Проверяя тепловоз на максимальных позициях, я обнаружил, что на одной секции вал привода вентилятора ТЭД (тяговых электродвигателей) задней тележки имеет повышенный люфт. Заглушил дизель. Проверяю подшипник вентилятора и обнаруживаю в нём большое радиальное биение. Слесарь просмотрел! Заводить тепловоз назад в корпус и доделывать (а на это надо было ещё часа три времени) не хотелось. Планы были другие. Но и отдавать тепловоз чужой смене тоже не хотелось. Послал старшего слесаря за виновником. Тот уже помылся в душе и собирался идти домой. Он пришёл, потрогал вал и опустил голову. Объявляю ему приговор: принести пресс, набить подшипник смазкой, сколько войдёт. Лишаю премии на 50%. Говорю, если тепловоз сломается в поездке из-за этого вентилятора, то лишу его премии полностью. А на оперативном совещании ему ещё и зам по ремонту от себя что-нибудь добавит. После того, как он набил подшипник смазкой, я вновь запустил тепловоз. На тех же максимальных позициях люфт вала отсутствовал. Отдал тепловоз под поезд и занёс номер тепловоза в свой «чёрный» список. Думаю, что и сейчас мастера имеют такие «интимные» записи.

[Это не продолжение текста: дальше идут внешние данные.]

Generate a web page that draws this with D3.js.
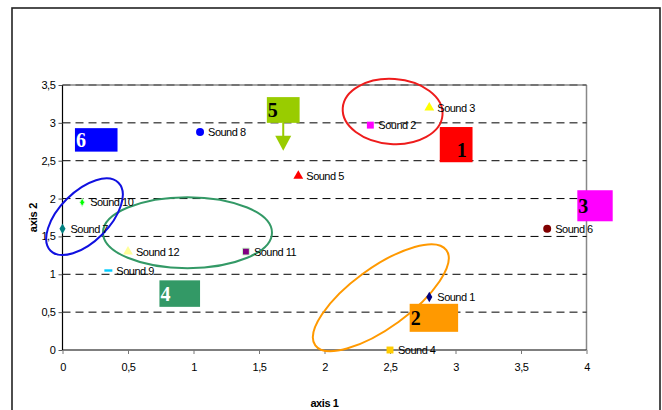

Шло время. Мы про этот тепловоз уже забыли. Как вдруг дежурный по депо Михаил Сергеевич Бартюк говорит мне, что “на линии тепловоз сдох”, и называет его номер. Сразу вспомнил, заглянул в “чёрный список”. Он! Беру книгу дачи готовности тепловозов после ремонта, нахожу его номер. Отремонтировали его уже и после нас. Вздох облегчения, пронесло!
Зам начальника депо В.М. Хазанский назначает оперативное совещание по разбору этой порчи тепловоза. Меня туда не зовут, но я пришёл. Хотелось послушать, как будут врать коллеги. Как я и ожидал, слесарь виновной смены божился, что он этот вентилятор проверял, замечаний не было. Мастер смены утверждал, что при производстве контрольных испытаний тепловоза ненормальностей он не заметил. (Как будто можно было заметить “ненормальности” и отдать тепловоз под поезд без их устранения). Им не поверили и наказали обоих. Я там молчал. Но когда вышли, говорю Егорычу (так мы звали того мастера), что не смотрел этот вал ни слесарь, ни он сам. Он признаётся, что запуск этого тепловоза производил бригадир и интересуется, откуда я это знаю? Тогда и рассказал ему о своих познаниях.